── Given material ──

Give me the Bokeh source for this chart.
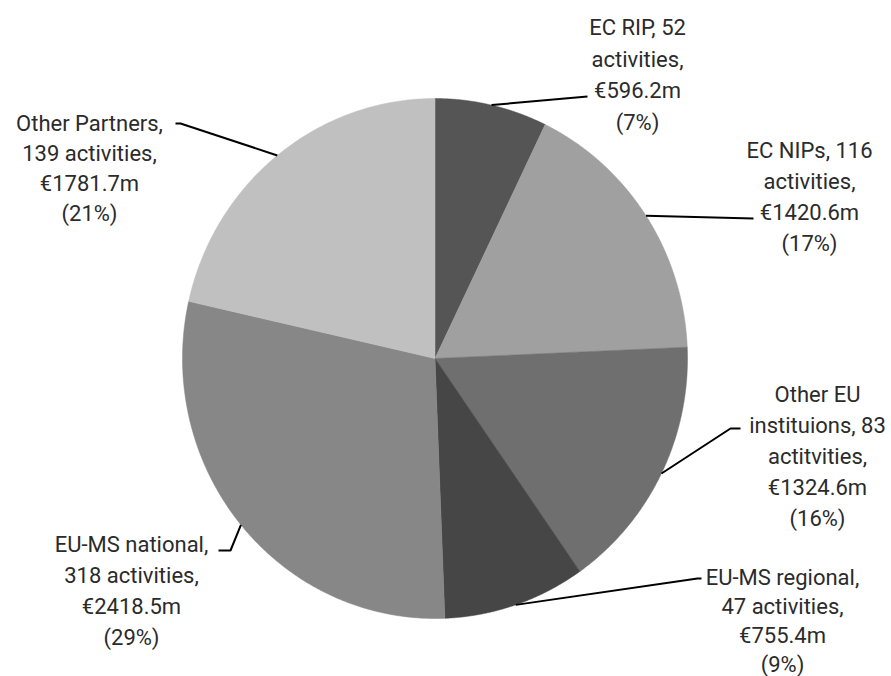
import numpy as np
from bokeh.plotting import figure
from bokeh.models import Range1d
from bokeh.core.properties import value
from bokeh.embed import file_html
from bokeh.resources import INLINE

# ---- data ----
categories = ["EC RIP", "EC NIPs", "Other EU instituions", "EU-MS regional",
              "EU-MS national", "Other Partners"]
amounts_m = [596.2, 1420.6, 1324.6, 755.4, 2418.5, 1781.7]
activities = [52, 116, 83, 47, 318, 139]
percent_labels = ["7%", "17%", "16%", "9%", "29%", "21%"]
label_lines = [
    ["EC RIP, 52", "activities,", "€596.2m", "(7%)"],
    ["EC NIPs, 116", "activities,", "€1420.6m", "(17%)"],
    ["Other EU", "instituions, 83", "actitvities,", "€1324.6m", "(16%)"],
    ["EU-MS regional,", "47 activities,", "€755.4m", "(9%)"],
    ["EU-MS national,", "318 activities,", "€2418.5m", "(29%)"],
    ["Other Partners,", "139 activities,", "€1781.7m", "(21%)"],
]

# ---- style / layout ----
colors = ["#555555", "#a0a0a0", "#6f6f6f", "#464646", "#878787", "#c0c0c0"]
W, H = 891, 676
CX, CY, RX, RY = 434.5, 358.0, 252.5, 260.0
FONT = "Roboto"
FSIZE = "22px"
TEXT_COLOR = "#2b2b2b"
# label block: centre x, first line y, line step
label_pos = [(637, 27, 31.5), (809, 150, 31), (817, 394, 31),
             (782, 577, 29), (131, 544, 31), (89, 123, 30)]
# leader line points after the pie-edge start
leader_tail = [[(587, 96)], [(753, 218)], [(730, 428), (740, 428)],
               [(697, 578), (701, 578)], [(230, 550), (218, 550)],
               [(180, 123), (175, 123)]]

p = figure(width=W, height=H, x_range=Range1d(0, W), y_range=Range1d(H, 0),
           output_backend="svg", toolbar_location=None, min_border=0,
           outline_line_color=None)
p.axis.visible = False
p.grid.visible = False
p.background_fill_color = "white"
p.border_fill_color = "white"

vals = np.array(amounts_m, dtype=float)
frac = vals / vals.sum()
cum = np.concatenate([[0.0], np.cumsum(frac)])

xs, ys = [], []
for i in range(len(vals)):
    a0, a1 = cum[i] * 2 * np.pi, cum[i + 1] * 2 * np.pi
    t = np.linspace(a0, a1, 200)
    px = np.concatenate([[CX], CX + RX * np.sin(t)])
    py = np.concatenate([[CY], CY - RY * np.cos(t)])
    xs.append(list(px))
    ys.append(list(py))
p.patches(xs, ys, fill_color=colors, line_color=colors, line_width=0.5)

# leader lines
lx, ly = [], []
for i in range(len(vals)):
    am = (cum[i] + frac[i] / 2) * 2 * np.pi
    sx, sy = CX + RX * np.sin(am), CY - RY * np.cos(am)
    pts = [(sx, sy)] + leader_tail[i]
    lx.append([q[0] for q in pts])
    ly.append([q[1] for q in pts])
p.multi_line(lx, ly, line_color="black", line_width=2)

# labels
tx, ty, tt = [], [], []
for i, lines in enumerate(label_lines):
    cxl, y0, step = label_pos[i]
    for k, s in enumerate(lines):
        tx.append(cxl)
        ty.append(y0 + k * step)
        tt.append(s)
p.text(tx, ty, text=tt, text_align="center", text_baseline="middle",
       text_font=value(FONT), text_font_size=FSIZE, text_color=TEXT_COLOR)

open("out.html", "w").write(file_html(p, INLINE))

───

- What to produce: Write down every line from the opening of the listing to the line with "from bokeh.resources import INLINE", both included, and nothing else; the pictures are omitted.

- Written solution:
Give me the Bokeh source for this chart.
import numpy as np
from bokeh.plotting import figure
from bokeh.models import Range1d
from bokeh.core.properties import value
from bokeh.embed import file_html
from bokeh.resources import INLINE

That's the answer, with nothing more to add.